• Optimal Unemployment Insurance in a Model With Skill Loss and Match Quality Uncertainty

      Fardmanesh, Mohsen; Swanson, Charles E.; Ritter, Moritz B.; Elyasiani, Elyas (Temple University. Libraries, 2013)
      This dissertation makes a contribution to the question of how best to set the rate of unemployment compensation. Previous research on this topic has emphasized the behavioral response of non-workers to various incentives created by unemployment insurance. Recent work has emphasized two new features. One is the importance of including savings in the model, and the other the recognition that skills tend to rise during employment and fall during unemployment spells. This thesis seeks to combine all three features, search incentives, savings, and skill change effects.
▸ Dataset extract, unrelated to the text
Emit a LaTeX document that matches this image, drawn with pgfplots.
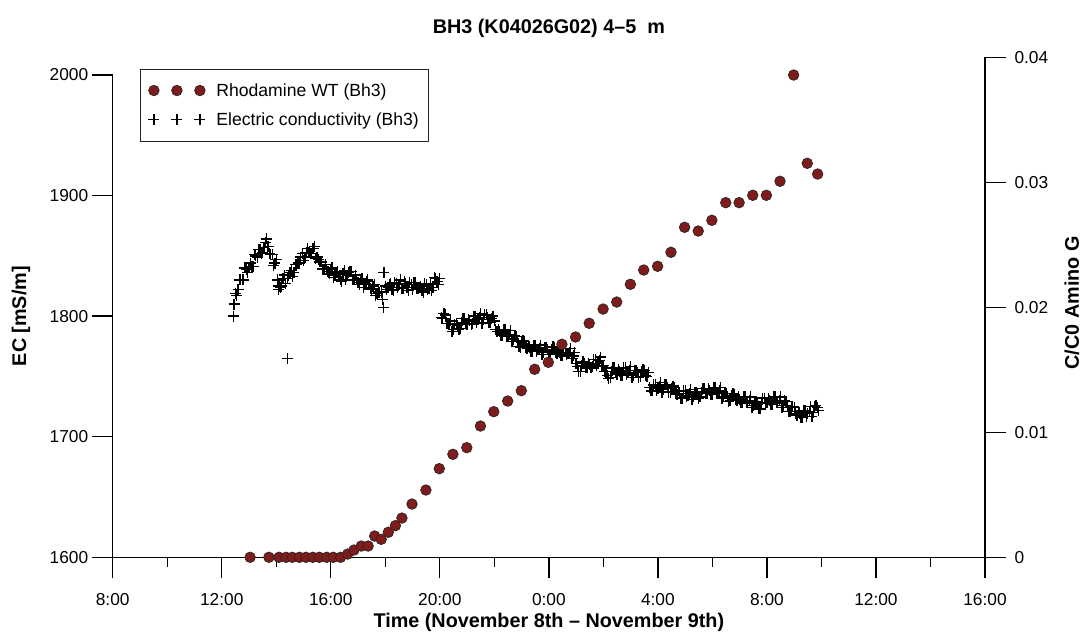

The strategy is to develop an unemployment model with these features and to obtain parameters values from a variety of sources, including SIPP data and research by other authors on related questions. The model is then simulated for various ranges of policy choices. The primary policy choice is the benefit replacement ratio, a number that determines the actual level of unemployment compensation. Taxes are set under different assumptions. In some cases, taxes are set to achieve budget balance. In other cases, taxes are set independently of benefit levels. This feature assumes the possibility of a subsidy from other sources, but it allows for a study of the independent incentive effects of benefits and tax rates. Results from the simulations using the most likely parameter specification indicate that a replacement ratio of 58\% is best. A replacement ratio slightly higher than the optimal ratio can lead to a large decrease in average utility, and is problematic. When human capital changes are relatively less responsive to unemployment and employment duration, longer unemployment spells are more desirable as they lead to better matches. When the effect of taxes and benefits are looked at separately, the benefit ratio aspects matters more than the tax rate.